ESPACE ET MATIÈRE : CARDIN ET MORANDI

Parmi les maîtres anciens, Morandi admira et loua ouvertement le peintre de genre français Jean-Baptiste Siméon Chardin. Dans ses premières recherches sur Chardin, Morandi avait peut-être lu l’article que le critique d’art Henri des Pruraux publia en 1911 dans la revue d’avant-garde La Voce, affirmant que Chardin avait inventé la nature morte moderne auto-référencée. En 1932, la revue Valori Plastici distribua en Italie la publication de la monographie richement illustrée d’André de Ridder sur Chardin. Morandi accrocha certaines des reproductions de ce livre sur les murs de son atelier pour qu’elles soient constamment sous ses yeux et lui servent d’inspiration. Ces illustrations lui permirent de connaître dans tous ses détails le processus artistique de Chardin, qui travaillait sur des séries avec différentes variations et « recyclait » dans ses œuvres des objets qu’il possédait. Des stratégies que Morandi assuma en revenant encore et encore aux mêmes vases, coupelles, bouteilles et boites, en changeant légèrement leur disposition.

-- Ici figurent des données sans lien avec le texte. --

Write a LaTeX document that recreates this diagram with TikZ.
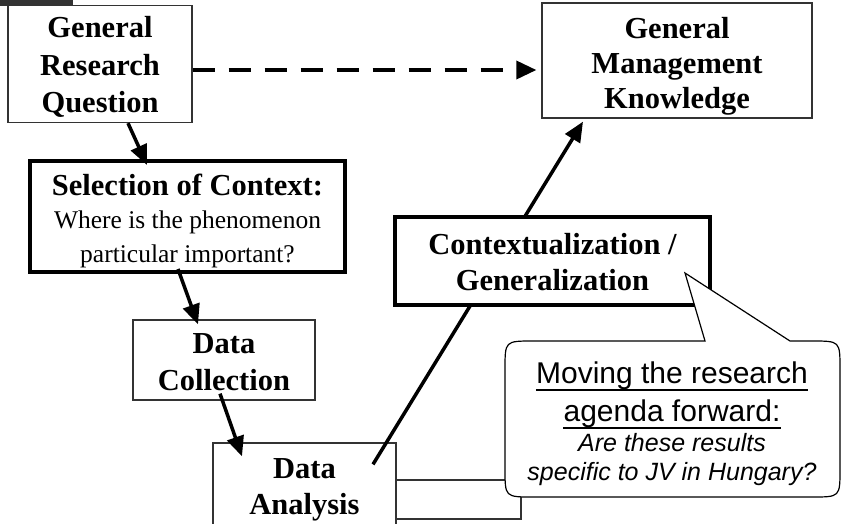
\documentclass[tikz,border=0pt]{standalone}
\usepackage{fontspec}
\setmainfont{Liberation Serif}
\newfontfamily\calloutfont{Liberation Sans}
\usetikzlibrary{arrows.meta}
% struts that fix where the first baseline and the bottom of a text block fall
\newcommand\lift[1]{\rule{0pt}{#1pt}}
\newcommand\sink{\rule[-10pt]{0pt}{0pt}}

\begin{document}
\begin{tikzpicture}[x=1pt,y=-1pt,
  thinbox/.style={draw=black!80, line width=1.3pt, fill=white, inner sep=0pt,
    align=center, font=\fontsize{30.5}{37.5}\selectfont\bfseries},
  thickbox/.style={draw=black, line width=4pt, fill=white, inner sep=0pt, align=center},
  flow/.style={line width=3.5pt, -{Triangle[length=20pt,width=17pt]}},
  callouttext/.style={inner sep=0pt, font=\calloutfont\fontsize{30}{34}\selectfont},
  calloutnote/.style={inner sep=0pt, font=\calloutfont\itshape\fontsize{25}{29}\selectfont},
  underline/.style={line width=1.8pt},
]
\useasboundingbox (0,0) rectangle (842,523);
\clip (0,0) rectangle (842,523);

% dark tab in the upper left corner
\fill[black!80] (0,0) rectangle (73,6);

% boxes of the research process
\node[thinbox, minimum width=184pt, minimum height=102pt] (question) at (100,64)
  {\lift{32}General\\Research\\Question\sink};
\node[thinbox, minimum width=270pt, minimum height=109pt,
  font=\fontsize{30.5}{35}\selectfont\bfseries] (knowledge) at (677,60.5)
  {\lift{35}General\\Management\\Knowledge\sink};
\node[thickbox, minimum width=315pt, minimum height=103pt,
  font=\fontsize{25.5}{33.5}\selectfont] (context) at (187.5,216.5)
  {\lift{34}{\fontsize{30.5}{33.5}\selectfont\bfseries Selection of Context:}\\
   Where is the phenomenon\\particular important?\sink};
\node[thinbox, minimum width=182pt, minimum height=80pt,
  font=\fontsize{30.5}{37}\selectfont\bfseries] (collect) at (224,360)
  {\lift{33}Data\\Collection\sink};

% frame lying behind the analysis box and the callout
\draw[black!80, line width=1.2pt] (300,480) rectangle (521,519);

\node[thinbox, minimum width=183pt, minimum height=87pt,
  font=\fontsize{30.5}{36}\selectfont\bfseries] (analysis) at (304.5,486.5)
  {\lift{29}Data\\Analysis\sink};

% connectors
\draw[line width=3.5pt, dash pattern=on 22pt off 14pt,
  -{Triangle[length=20pt,width=18pt]}, shorten >=5pt]
  ([yshift=-6pt]question.east) -- ([yshift=-6pt]question.east -| knowledge.west);
\draw[flow] ([xshift=28pt]question.south) -- ([xshift=-40.5pt,yshift=-6pt]context.north);
\draw[flow] ([xshift=-9.5pt,yshift=5pt]context.south) -- ([xshift=-26pt,yshift=-5pt]collect.north);
\draw[flow] ([xshift=-4pt,yshift=7pt]collect.south) -- ([xshift=-62.5pt,yshift=-14pt]analysis.north);
\draw[flow] ([xshift=68.5pt,yshift=-22pt]analysis.north) -- ([xshift=-94pt,yshift=-3pt]knowledge.south);

% box laid over the rising connector
\node[thickbox, minimum width=315pt, minimum height=88pt,
  font=\fontsize{30.5}{36}\selectfont\bfseries] (general) at (552.5,261)
  {\lift{32}Contextualization /\\Generalization\sink};

% speech bubble pointing at the generalization box
\draw[black, line width=1.2pt, fill=white]
  (705,341) -- (685,273) -- (790,341) -- (812,341)
  .. controls (840,341) .. (840,369) -- (840,469)
  .. controls (840,497) .. (812,497) -- (533,497)
  .. controls (505,497) .. (505,469) -- (505,369)
  .. controls (505,341) .. (533,341) -- cycle;
\node[callouttext, anchor=base] (agenda1) at (672,383) {Moving the research};
\node[callouttext, anchor=base] (agenda2) at (672,421) {agenda forward:};
\node[calloutnote, anchor=base] (ask1) at (672,451) {Are these results};
\node[calloutnote, anchor=base] (ask2) at (672,480) {specific to JV in Hungary?};
\draw[underline] ([yshift=-7pt]agenda1.base west) -- ([yshift=-7pt]agenda1.base east);
\draw[underline] ([yshift=-7pt]agenda2.base west) -- ([yshift=-7pt]agenda2.base east);
\end{tikzpicture}
\end{document}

Les échos de Chardin continuèrent de résonner tout au long de la carrière de Morandi. Dans son interview de 1960 avec le critique Edouard Roditi, l’artiste le décrivait comme « le plus grand peintre de natures mortes » parce qu’ « il ne dépendait jamais d’effets de trompe-l’œil et qu’au contraire, il arrivait avec ses pigments, ses formes, son sens de l’espace et sa matière, comme le disent les critiques français, à suggérer un monde qui l’intéressait lui personnellement ». Morandi trouva en Chardin un véritable alter ego dans l’histoire, quelqu’un qui se préoccupait des mêmes questions : le premier artiste qui aborda le thème de la peinture en elle-même à travers un genre spécifique – la nature morte — pour arriver à en comprendre tout le potentiel.